資生堂/ネット会員75万人超/ウェブ連動で店頭売上10%増
資生堂が12年4月に開設した、通販やオンラインカウンセリング機能を備えたウェブサイト「watashi+(ワタシプラス)」の会員数が、12月末までに75万人を突破した。ウェブ限定キャンペーンや、新商品のウェブ先行発売を行うことで会員を獲得。会員の約8割を新規顧客が占めた。今後は会員を販売店に誘導し、店頭販売の活性化を図る。化粧品売上高への貢献度は現時点で未知数。だが、ウェブと店頭販売を連動したキャンペーンは、期間中の店頭売上高が前年同期比10%増を上回るなど成果も現れ始めている。
スマホアプリで誘導も
「ワタシプラス」は約2600品目を取り扱っている通販機能に加え、約30人の専任美容部員が電話やチャットを利用し、商品の使い方に関する問い合わせや美容相談に応じている。詳しい肌診断などを希望する会員には最寄りの販売店を紹介する。
オンラインショップの販売価格は原則、店舗と同額。ウェブ会員にメールマガジンを配信しているほか、会員の属性や購買行動などを分析して商品開発にも活用している。
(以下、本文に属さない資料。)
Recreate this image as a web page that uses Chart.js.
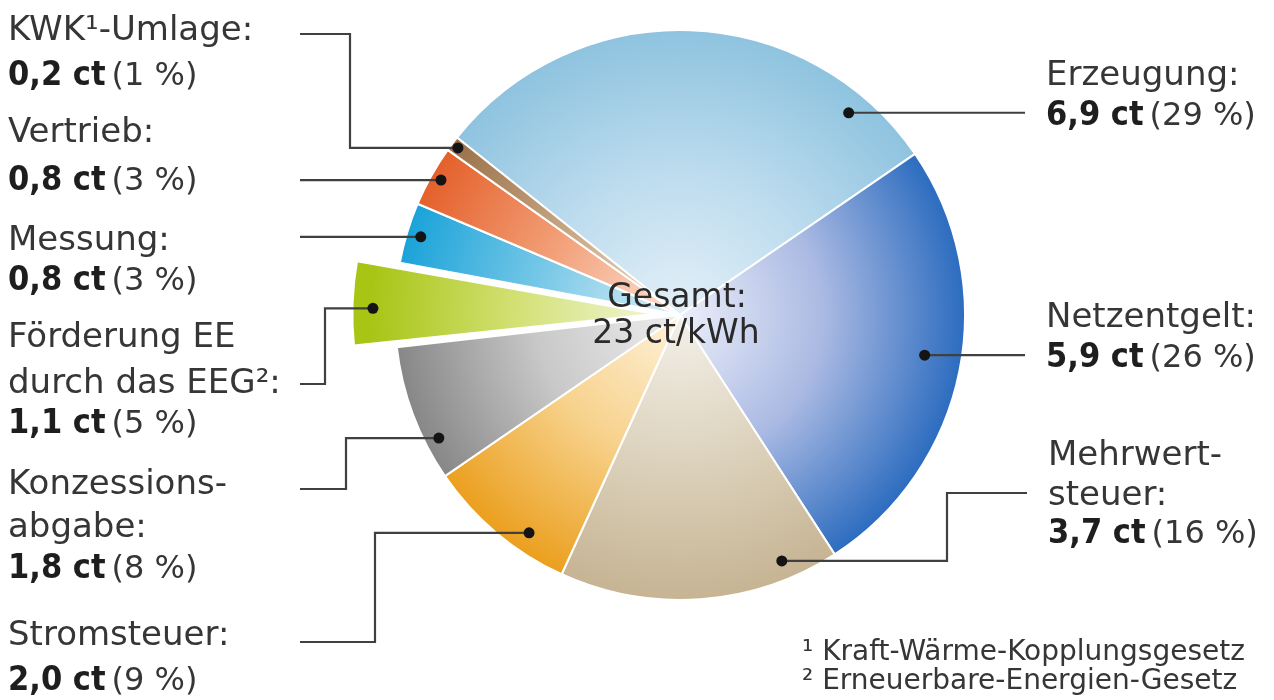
<!DOCTYPE html>
<html><head><meta charset="utf-8">
<script src="https://cdn.jsdelivr.net/npm/chart.js@4.4.1/dist/chart.umd.min.js"></script>
<style>html,body{margin:0;padding:0;background:#fff;}</style>
</head><body>
<canvas id="c" width="1274" height="700"></canvas>
<script>
// ---- data ----
const categories = ['Erzeugung', 'Netzentgelt', 'Mehrwertsteuer', 'Stromsteuer', 'Konzessionsabgabe', 'Förderung EE durch das EEG', 'Messung', 'Vertrieb', 'KWK-Umlage'];
const valuesCt = [6.9, 5.9, 3.7, 2.0, 1.8, 1.1, 0.8, 0.8, 0.2];
const percents = [29, 26, 16, 9, 8, 5, 3, 3, 1];
const labelTitles = [['Erzeugung:'], ['Netzentgelt:'], ['Mehrwert-', 'steuer:'], ['Stromsteuer:'], ['Konzessions-', 'abgabe:'], ['Förderung EE', 'durch das EEG²:'], ['Messung:'], ['Vertrieb:'], ['KWK¹-Umlage:']];
const totalLabel = ['Gesamt:', '23 ct/kWh'];
const footnotes = ['¹ Kraft-Wärme-Kopplungsgesetz', '² Erneuerbare-Energien-Gesetz'];
const explodedIndex = 5;

// ---- styles ----
const innerColors = ['#e4f0f8', '#eceffa', '#f4f1ea', '#fff2dc', '#eeeeee', '#f1f5d6', '#dff0f7', '#fde2d4', '#eee0d2'];
const midColors   = ['#bddcee', '#abbae3', '#ddd3be', '#f7d28c', '#c9c9c9', '#d2e072', '#78c8e7', '#f29f78', '#c6a682'];
const outerColors = ['#8ec3df', '#2c6cbf', '#c6b493', '#eb9f1e', '#878787', '#a8c516', '#1aa3d9', '#e4602a', '#9a7048'];
const PIE_RADIUS = 285;

// label layout: x, baselines (title lines..., value line)
const labelLayout = [
  {x: 1046, ys: [85, 125]},
  {x: 1046, ys: [327, 367]},
  {x: 1048, ys: [465, 505, 543]},
  {x: 8, ys: [645, 690]},
  {x: 8, ys: [494, 537, 578]},
  {x: 8, ys: [347, 393, 433]},
  {x: 8, ys: [250, 290]},
  {x: 8, ys: [142, 190]},
  {x: 8, ys: [40, 85]}
];
// leader: angle fraction within slice, radius fraction, then path steps
const leaderLayout = [
  {a: 0.853, r: 0.924, path: [['h', 1025]]},
  {a: 0.478, r: 0.87, path: [['h', 1025]]},
  {a: 0.181, r: 0.934, path: [['h', 947], ['v', 493], ['h', 1027]]},
  {a: 0.328, r: 0.93, path: [['h', 375], ['v', 642], ['h', 300]]},
  {a: 0.265, r: 0.95, path: [['h', 346], ['v', 489], ['h', 300]]},
  {a: 0.45, r: 0.99, path: [['h', 325], ['v', 384], ['h', 300]]},
  {a: 0.5, r: 0.95, path: [['h', 300]]},
  {a: 0.52, r: 0.963, path: [['h', 300]]},
  {a: 0.5, r: 0.975, path: [['h', 350], ['v', 34], ['h', 300]]}
];

const FONT = '"DejaVu Sans", sans-serif';
const FONT_BOLD = '"DejaVu Sans Condensed", "DejaVu Sans", sans-serif';

function fmtCt(v) { return v.toFixed(1).replace('.', ',') + ' ct'; }

const labelsPlugin = {
  id: 'labels',
  afterDraw(chart) {
    const ctx = chart.ctx;
    const meta = chart.getDatasetMeta(0);
    ctx.save();
    // leader lines + dots
    meta.data.forEach((arc, i) => {
      const L = leaderLayout[i];
      const off = (arc.options.offset || 0) / 4;
      const mid = (arc.startAngle + arc.endAngle) / 2;
      const cx = arc.x + Math.cos(mid) * off;
      const cy = arc.y + Math.sin(mid) * off;
      const ang = arc.startAngle + (arc.endAngle - arc.startAngle) * L.a;
      const px = cx + Math.cos(ang) * arc.outerRadius * L.r;
      const py = cy + Math.sin(ang) * arc.outerRadius * L.r;
      ctx.beginPath();
      ctx.moveTo(px, py);
      let x = px, y = py;
      L.path.forEach(([d, v]) => { if (d === 'h') x = v; else y = v; ctx.lineTo(x, y); });
      ctx.strokeStyle = '#404040';
      ctx.lineWidth = 2.2;
      ctx.lineJoin = 'miter';
      ctx.stroke();
      ctx.beginPath();
      ctx.arc(px, py, 5.5, 0, Math.PI * 2);
      ctx.fillStyle = '#141414';
      ctx.fill();
    });
    // labels
    ctx.textBaseline = 'alphabetic';
    ctx.textAlign = 'left';
    categories.forEach((c, i) => {
      const lay = labelLayout[i];
      const titles = labelTitles[i];
      ctx.fillStyle = '#363636';
      ctx.font = '34px ' + FONT;
      titles.forEach((t, k) => ctx.fillText(t, lay.x, lay.ys[k]));
      const vy = lay.ys[titles.length];
      ctx.font = 'bold 34px ' + FONT_BOLD;
      ctx.fillStyle = '#1e1e1e';
      const b = fmtCt(valuesCt[i]);
      ctx.fillText(b, lay.x, vy);
      const w = ctx.measureText(b).width;
      ctx.font = '32px ' + FONT;
      ctx.fillStyle = '#363636';
      ctx.fillText('(' + percents[i] + ' %)', lay.x + w + 6, vy);
    });
    // center total
    const a0 = meta.data[0];
    ctx.textAlign = 'center';
    ctx.font = '33px ' + FONT;
    ctx.fillStyle = '#2a2a2a';
    ctx.fillText(totalLabel[0], a0.x - 3, 307);
    ctx.fillText(totalLabel[1], a0.x - 4, 343);
    // footnotes
    ctx.textAlign = 'left';
    ctx.font = '28px ' + FONT;
    ctx.fillStyle = '#363636';
    ctx.fillText(footnotes[0], 802, 660);
    ctx.fillText(footnotes[1], 802, 689);
    ctx.restore();
  }
};

new Chart(document.getElementById('c'), {
  type: 'pie',
  data: {
    labels: categories,
    datasets: [{
      data: valuesCt,
      backgroundColor: (c) => {
        const chart = c.chart, i = c.dataIndex;
        const area = chart.chartArea;
        if (!area || i === undefined) return outerColors[i] || '#ccc';
        const cx = (area.left + area.right) / 2, cy = (area.top + area.bottom) / 2;
        const g = chart.ctx.createRadialGradient(cx, cy, 0, cx, cy, PIE_RADIUS);
        g.addColorStop(0, innerColors[i]);
        g.addColorStop(0.5, midColors[i]);
        g.addColorStop(1, outerColors[i]);
        return g;
      },
      borderColor: '#ffffff',
      borderWidth: 2,
      offset: valuesCt.map((v, i) => i === explodedIndex ? 100 : 0)
    }]
  },
  options: {
    responsive: false,
    animation: false,
    radius: PIE_RADIUS,
    rotation: -51.5,
    events: [],
    layout: {padding: {left: 100, right: 14, top: 0, bottom: 70}},
    plugins: {legend: {display: false}, tooltip: {enabled: false}, title: {display: false}}
  },
  plugins: [labelsPlugin]
});
</script>
</body></html>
人口減少などで国内化粧品市場の縮小が続く中、「単なるネット通販ではなく、ウェブと既存店舗の強みを生かすことで愛用者を増やす仕組み」(末川久幸社長)としてスタートした。
13年3月期の国内マーケティング費用として計画した約30億円のうち、「多くをウェブマーケティングに投資する」(同)との方針を掲げている。
会員数は12月末までに75万人を超えた。会員の約8割は特約店での購入実績がない新規顧客が占めている。
ウェブと店頭販売の連動キャンペーンとして、9月21日から10日間、店頭での購入金額に応じてネット通販で使える割引ポイントを最大で通常の10倍発行する「ワタシプラス化粧品デー」を実施した。期間中の店頭売上高は「前年同期比10%増を大きく上回った」(広報部)と言う。
ウェブ会員の獲得に向け、ウェブ限定商品の販売や、店頭でサンプル品と交換できるチケットの発行も行っている。
スマートフォンの無料通話アプリ「LINE(ライン)」では、登録ユーザー向けに美容情報や限定キャンペーンを配信、「ワタシプラス」に誘導している。登録ユーザー数は12年7月の開設から約半年で330万人を超えた。
12年4月に開始した美と健康をテーマにしたショッピングモール「Beauty&Co(ビューティ アンド コー)」からも「ワタシプラス」に誘導している。
「ビューティ アンド コー」には化粧品や美容機器、旅行、出版社など30社以上が参加。美容情報の提供やキャンペーンなどを通じて個別企業のサイトに誘導している。会員数は「ワタシプラス」とほぼ同数の約75万件に達した。
ネット事業による化粧品売上高への貢献度は現時点では未知数だ。12年4―9月期(中間期)の国内事業売上高は前年同期比3・2%減の1866億円で、国内事業の減収傾向に歯止めはかかっていない。
今後、ネット会員の増加が売り上げ回復につながるか、真価が問われる。